**YOUR INSTRUCTIONS:** Transcribe every entry word for word. Skip the pictures.

####

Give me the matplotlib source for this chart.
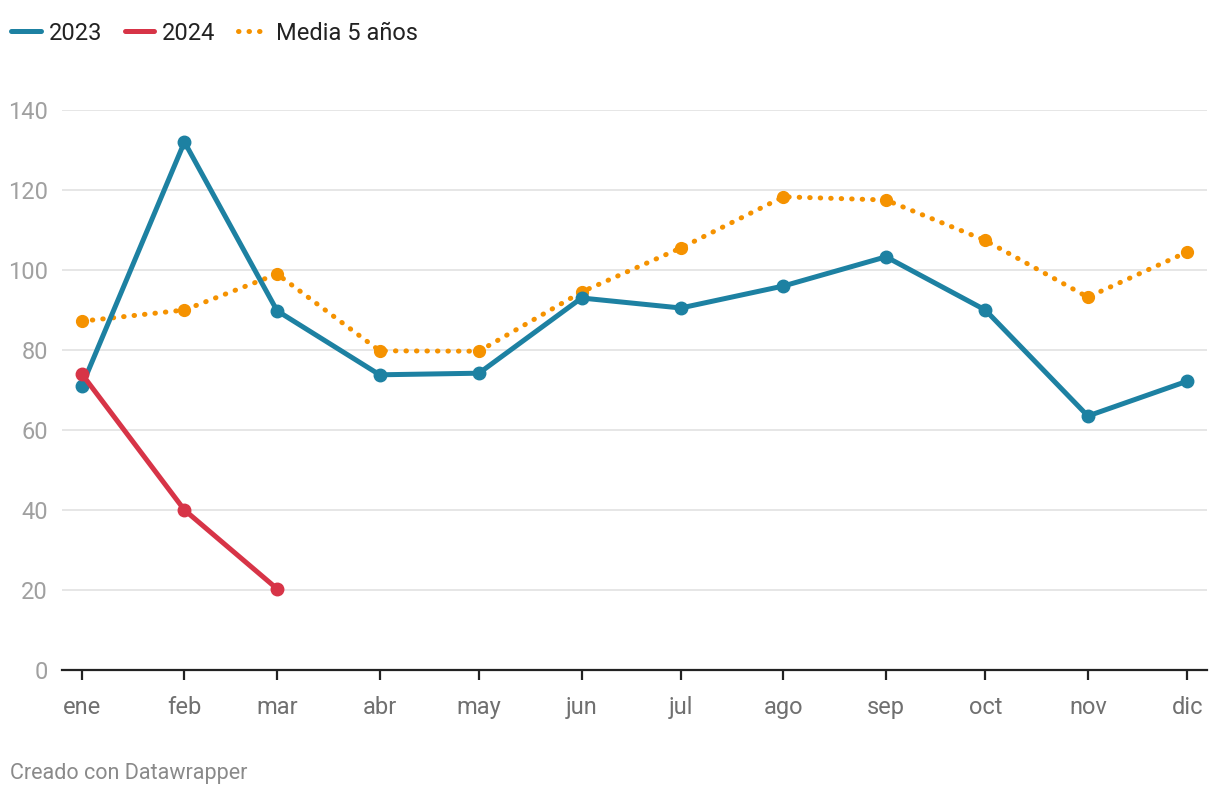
import datetime as dt
import matplotlib
matplotlib.use("Agg")
import matplotlib.pyplot as plt

plt.rcParams['font.family'] = ['Roboto', 'DejaVu Sans']

meses = ['ene', 'feb', 'mar', 'abr', 'may', 'jun',
         'jul', 'ago', 'sep', 'oct', 'nov', 'dic']
fechas = [dt.date(2023, m, 1) for m in range(1, 13)]

serie_2023 = [71, 132, 89.8, 73.8, 74.2, 93, 90.5, 96, 103.3, 90, 63.5, 72.2]
serie_2024 = [74, 40, 20.3]
media_5 = [87.2, 90, 99, 79.8, 79.7, 94.5, 105.5, 118.3, 117.5, 107.4, 93.2, 104.5]

azul = '#1d81a2'
rojo = '#d73447'
naranja = '#f59200'

fig = plt.figure(figsize=(12.2, 7.96), dpi=100)
ax = fig.add_axes([62 / 1220, 1 - 670 / 796, 1145 / 1220, 560 / 796])

ax.plot(fechas, media_5, color=naranja, lw=3.6, ls=(0, (0.1, 2.0)),
        dash_capstyle='round', marker='o', ms=8.5, zorder=3,
        clip_on=False, label='Media 5 años')
ax.plot(fechas, serie_2023, color=azul, lw=3.6, marker='o', ms=9,
        solid_capstyle='round', zorder=4, clip_on=False, label='2023')
ax.plot(fechas[:3], serie_2024, color=rojo, lw=3.6, marker='o', ms=9,
        solid_capstyle='round', zorder=5, clip_on=False, label='2024')

ax.set_ylim(0, 140)
ax.set_xlim(fechas[0] - dt.timedelta(days=6), fechas[-1] + dt.timedelta(days=6))
ax.set_yticks(range(0, 141, 20))
ax.set_xticks(fechas)
ax.set_xticklabels(meses)

ax.grid(axis='y', color='#e1e1e1', lw=1.2)
ax.set_axisbelow(True)
for s in ['top', 'right', 'left']:
    ax.spines[s].set_visible(False)
ax.spines['bottom'].set_color('#222222')
ax.spines['bottom'].set_linewidth(1.6)
ax.spines['bottom'].set_zorder(6)

ax.tick_params(axis='x', length=7, width=1.6, color='#222222',
               labelsize=17, labelcolor='#707070', pad=12)
ax.tick_params(axis='y', length=0, labelsize=17, labelcolor='#a0a0a0', pad=10)

handles, labels = ax.get_legend_handles_labels()
orden = [1, 2, 0]
leg = fig.legend([handles[i] for i in orden], [labels[i] for i in orden],
                 loc='center left', bbox_to_anchor=(11 / 1220, 1 - 33 / 796),
                 ncol=3, frameon=False, fontsize=17, handlelength=1.25,
                 handletextpad=0.35, columnspacing=0.95, borderpad=0,
                 borderaxespad=0)
for h in leg.legend_handles:
    h.set_marker('')
for t in leg.get_texts():
    t.set_color('#222222')

fig.text(10 / 1220, 1 - 774 / 796, 'Creado con Datawrapper', fontsize=15.5,
         color='#8a8a8a', va='center', ha='left')

fig.savefig('out.png', dpi=100)
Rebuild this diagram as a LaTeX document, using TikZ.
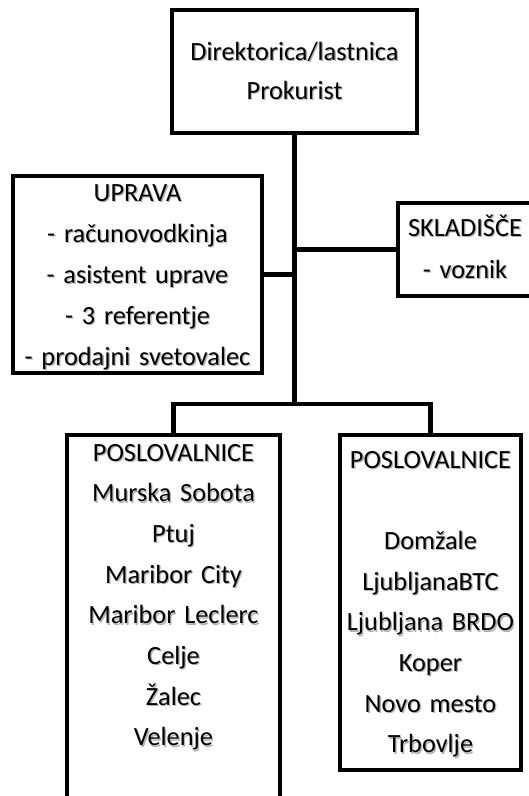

####

**SOLUTION FOR THIS PROBLEM:**
Give me the matplotlib source for this chart.
import datetime as dt
import matplotlib
matplotlib.use("Agg")
import matplotlib.pyplot as plt

plt.rcParams['font.family'] = ['Roboto', 'DejaVu Sans']

meses = ['ene', 'feb', 'mar', 'abr', 'may', 'jun',
         'jul', 'ago', 'sep', 'oct', 'nov', 'dic']
fechas = [dt.date(2023, m, 1) for m in range(1, 13)]

serie_2023 = [71, 132, 89.8, 73.8, 74.2, 93, 90.5, 96, 103.3, 90, 63.5, 72.2]
serie_2024 = [74, 40, 20.3]
media_5 = [87.2, 90, 99, 79.8, 79.7, 94.5, 105.5, 118.3, 117.5, 107.4, 93.2, 104.5]

azul = '#1d81a2'
rojo = '#d73447'
naranja = '#f59200'

fig = plt.figure(figsize=(12.2, 7.96), dpi=100)
ax = fig.add_axes([62 / 1220, 1 - 670 / 796, 1145 / 1220, 560 / 796])

ax.plot(fechas, media_5, color=naranja, lw=3.6, ls=(0, (0.1, 2.0)),
        dash_capstyle='round', marker='o', ms=8.5, zorder=3,
        clip_on=False, label='Media 5 años')
ax.plot(fechas, serie_2023, color=azul, lw=3.6, marker='o', ms=9,
        solid_capstyle='round', zorder=4, clip_on=False, label='2023')
ax.plot(fechas[:3], serie_2024, color=rojo, lw=3.6, marker='o', ms=9,
        solid_capstyle='round', zorder=5, clip_on=False, label='2024')

ax.set_ylim(0, 140)
ax.set_xlim(fechas[0] - dt.timedelta(days=6), fechas[-1] + dt.timedelta(days=6))
ax.set_yticks(range(0, 141, 20))
ax.set_xticks(fechas)
ax.set_xticklabels(meses)

ax.grid(axis='y', color='#e1e1e1', lw=1.2)
ax.set_axisbelow(True)
for s in ['top', 'right', 'left']:
    ax.spines[s].set_visible(False)
ax.spines['bottom'].set_color('#222222')
ax.spines['bottom'].set_linewidth(1.6)
ax.spines['bottom'].set_zorder(6)

ax.tick_params(axis='x', length=7, width=1.6, color='#222222',
               labelsize=17, labelcolor='#707070', pad=12)
ax.tick_params(axis='y', length=0, labelsize=17, labelcolor='#a0a0a0', pad=10)

handles, labels = ax.get_legend_handles_labels()
orden = [1, 2, 0]
leg = fig.legend([handles[i] for i in orden], [labels[i] for i in orden],
                 loc='center left', bbox_to_anchor=(11 / 1220, 1 - 33 / 796),
                 ncol=3, frameon=False, fontsize=17, handlelength=1.25,
                 handletextpad=0.35, columnspacing=0.95, borderpad=0,
                 borderaxespad=0)
for h in leg.legend_handles:
    h.set_marker('')
for t in leg.get_texts():
    t.set_color('#222222')

fig.text(10 / 1220, 1 - 774 / 796, 'Creado con Datawrapper', fontsize=15.5,
         color='#8a8a8a', va='center', ha='left')

fig.savefig('out.png', dpi=100)
Rebuild this diagram as a LaTeX document, using TikZ.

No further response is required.